Influential employees identify problems, take them to people in power, offer practical, thoughtful solutions, note their own role in whatever mess needs mending, and offer to take part in the repair work they suggest.

Your Team Doesn’t Need A Parent

The new workplace is more fluid and job titles are becoming less important. Many of today’s employees seek interesting projects with meaningful problems to solve. They want meaningful work and not just titles.

One major change in organizations is that in these new types of project-oriented spaces, teams do more and more without first seeking approval from those who are above them. People in non-management positions are acting and thinking more like traditional leaders.
And in many organizations, this is exactly the kind of team member that is wanted. Those who are problem solvers that can work with varied peer groups, keep themselves organized and on task and move forward on their own with confidence. Essentially being their own boss.
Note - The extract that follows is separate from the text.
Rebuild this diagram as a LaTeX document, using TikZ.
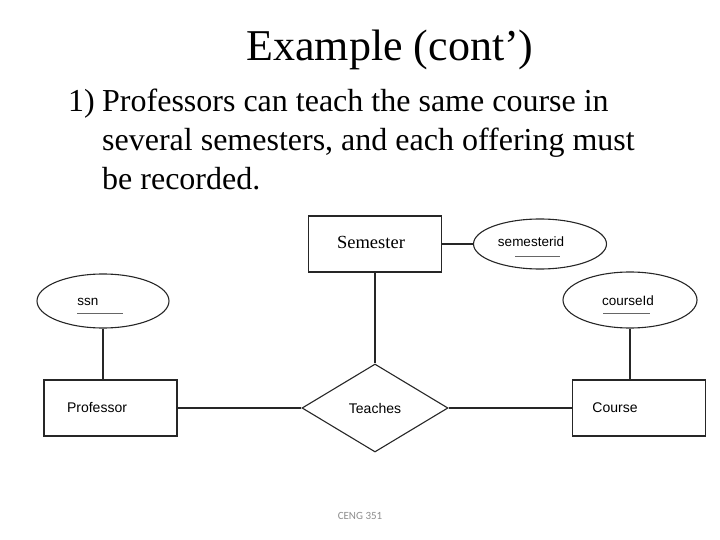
\documentclass[tikz,border=0pt]{standalone}
\usepackage{fontspec}
\setmainfont{Liberation Serif}
\setsansfont{Liberation Sans}
\newfontfamily\footfont{Carlito}
\usetikzlibrary{shapes.geometric}
\begin{document}
\begin{tikzpicture}[x=1pt,y=-1pt,
  ln/.style={draw=black!85, line width=1.1pt},
  entity/.style={ln, rectangle, inner sep=0pt, minimum width=133pt, minimum height=56pt},
  attr/.style={ln, ellipse, inner sep=0pt},
  lbl/.style={font=\sffamily\fontsize{14}{16}\selectfont, inner sep=0pt},
  body/.style={anchor=base west, inner sep=0pt, font=\fontsize{32}{38}\selectfont},
  key/.style={draw=black!60, line width=0.8pt}]
\useasboundingbox (0,0) rectangle (720,540);
% title and text
\node[anchor=base, inner sep=0pt, font=\fontsize{44}{52}\selectfont] (title) at (390,61) {Example (cont’)};
\node[body] (num) at (68,112) {1)};
\node[body] (l1) at (102,112) {Professors can teach the same course in};
\node[body] (l2) at (102,151) {several semesters, and each offering must};
\node[body] (l3) at (102,190) {be recorded.};
% entities
\node[entity] (sem) at (375,244) {};
\node[font=\fontsize{18.5}{20}\selectfont, inner sep=0pt] (semt) at (371,242) {Semester};
\node[entity] (prof) at (110.5,408) {};
\node[lbl] (proft) at (97,408) {Professor};
\node[entity] (course) at (639,408) {};
\node[lbl] (courset) at (615,408) {Course};
% relationship
\node[ln, diamond, inner sep=0pt, minimum width=146pt, minimum height=88pt, font=\sffamily\fontsize{14}{16}\selectfont] (teach) at (375,408) {Teaches};
% attributes
\node[attr, minimum width=133pt, minimum height=50pt] (semid) at (540,244) {};
\node[lbl, font=\sffamily\fontsize{13.5}{15}\selectfont] (semidt) at (531,242) {semesterid};
\node[attr, minimum width=132pt, minimum height=54pt] (ssn) at (103,301) {};
\node[lbl, font=\sffamily\fontsize{13.5}{15}\selectfont] (ssnt) at (88,302) {ssn};
\node[attr, minimum width=134pt, minimum height=56pt] (cid) at (630,300) {};
\node[lbl, font=\sffamily\fontsize{13.5}{15}\selectfont] (cidt) at (628,301) {courseId};
% key underlines
\coordinate (u1a) at (515,256); \coordinate (u1b) at (560,256);
\coordinate (u2a) at (77,313); \coordinate (u2b) at (123,313);
\coordinate (u3a) at (603,313); \coordinate (u3b) at (650,313);
\draw[key] (u1a) -- (u1b);
\draw[key] (u2a) -- (u2b);
\draw[key] (u3a) -- (u3b);
% connectors
\draw[ln] (sem.east) -- (semid.west);
\draw[ln] (sem.south) -- (teach.north);
\draw[ln] (prof.east) -- (teach.west);
\draw[ln] (teach.east) -- (course.west);
\draw[ln] (ssn.south) -- (ssn.south |- prof.north);
\draw[ln] (cid.south) -- (cid.south |- course.north);
% footer
\node[font=\footfont\fontsize{11}{13}\selectfont, text=black!45, inner sep=0pt] (foot) at (360,516) {CENG 351};
\end{tikzpicture}
\end{document}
So, if organizations are looking for this kind of team member and the traditional “nanny” type manager is no longer needed, what is the role of the leader in this new world?
Simply put, you should be there to share your experience. You are the extra cog, the extra ball bearing. A floater. Someone with confidence and experience who can transition from one part of a project to another to help where help is needed. Leaders are now the support staff—not to say you should be making copies and bringing some one coffee (though maybe sometimes that is the most useful thing you could be doing for your team), but you are there as the multi-tool.

Imagine being this kind of leader who trusts his team members to do their jobs and doesn’t “helicopter-parent” yet drops in on a parachute with a light touch and a wisdom based suggestion just when the team needs it.